Dass es hier viele Stolperschwellen zu überwinden gibt, ist Aydin nur allzu gut bekannt. Die Hürden reichen von Sprachproblemen über die Erreichbarkeit bis hin zu so seltenen Kontakten, dass eine Vertrautheit mit der Organisation und den dort zuständigen Personen nie erreicht werden kann.
"In der Türkei gibt es kein so genaues Einwohnermeldeamt wie in Deutschland", sagte Aydin. "Viele, die an einen anderen Ort ziehen, melden sich nicht um und sind dann nicht mehr zu finden." Seit Jahren engagiert sich Aydin daher für das Minoritätenprojekt, das gezielt in Deutschland lebenden Menschen türkischer Abstammung helfen will. Derzeit leben in Deutschland etwa 3 Millionen Menschen mit einem Migrationshintergrund in der Türkei, das sind etwa 3,7 Prozent der Gesamtbevölkerung.
Im Internet kann man alle wichtigen Seiten der DKMS auch in türkischer Sprache lesen. "Wir haben zahlreiche türkische Mitarbeiter", erzählt Aydin. "Das ist von hoher Bedeutung. So ist es viel einfacher, den türkischsprechenden Menschen klarzumachen, wie wichtig ihre Knochenmarkspende ist."
Auch in zahlreichen Kliniken liegen Informationsbroschüren in türkischer Sprache aus. Es wurden und werden zahlreiche bundesweite Aktionen veranstaltet. Zumeist helfen Ärzte, Sanitäter, Schwestern oder Pfleger sowie Mitarbeiter aus dem Bekanntenkreis eines Betroffenen ehrenamtlich mit.
"In großen Räumen, beispielsweise in Turnhallen oder Bürgerhäusern, nehmen wir einen ganzen Tag lang möglichen Spendern Blut ab", so Aydin.
Um Menschen türkischer Herkunft besser zu erreichen, arbeitet das DKMS auch mit dem Ditib (Dachverband türkisch-islamische Union der Anstalt für Religion) zusammen.
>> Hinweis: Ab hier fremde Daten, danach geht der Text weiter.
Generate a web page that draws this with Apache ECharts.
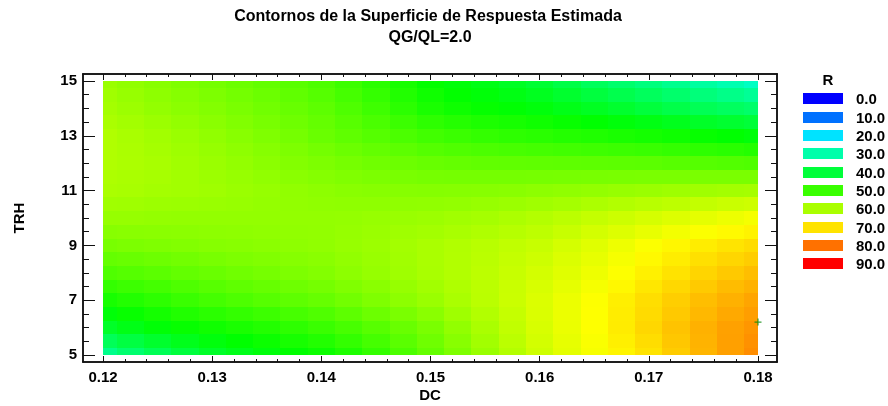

"Wir gehen in die Moscheen", sagt Aydin hierzu. Dort gibt es Informationsabende mit Typisierungsaktionen im Anschluss. Es wird Türkisch gesprochen. Dies hilft mit, um Hemmschwellen zu überwinden.
"Viele Menschen haben Angst, und unsere Gespräche mit ihnen nehmen ihnen ihre Furcht", erläutert Yasemin Aydin. Sie ist stolz auf den Erfolg: "Inzwischen haben wir einen Pool von über 61.500 Spendern. Das ist mehr als in der Türkei."
Auch die Aktionen der DKMS für Kayra waren erfolgreich. Es gelang, einen geeigneten Spender zu finden. Die Knochenmarkübertragung konnte durchgeführt werden. Alle sind guter Hoffnung, dass Kayra wieder gesund wird. "Ihm geht es von Tag zu Tag besser", sagte der Vater zuversichtlich.
Das Minoritätenprojekt könnte Vorbild für andere Initiativen in Deutschland sein. Schließlich leben im Zeitalter der Globalisierung in Deutschland zahlreiche Menschen gemischter Herkunft, für die es im Ernstfall äußerst schwierig ist, einen geeigneten Knochenmarkspender zu finden.
Das Ganze erinnert an die bekannte Suche nach der Nadel im Heuhaufen. Wie eine amerikanische Studie ergab, lag beispielsweise die Wahrscheinlichkeit, dass ein Afroamerikaner in einer Datenbank aus 500.000 Menschen einen geeigneten Spender kaukasischer Herkunft fand, lediglich bei 18 Prozent.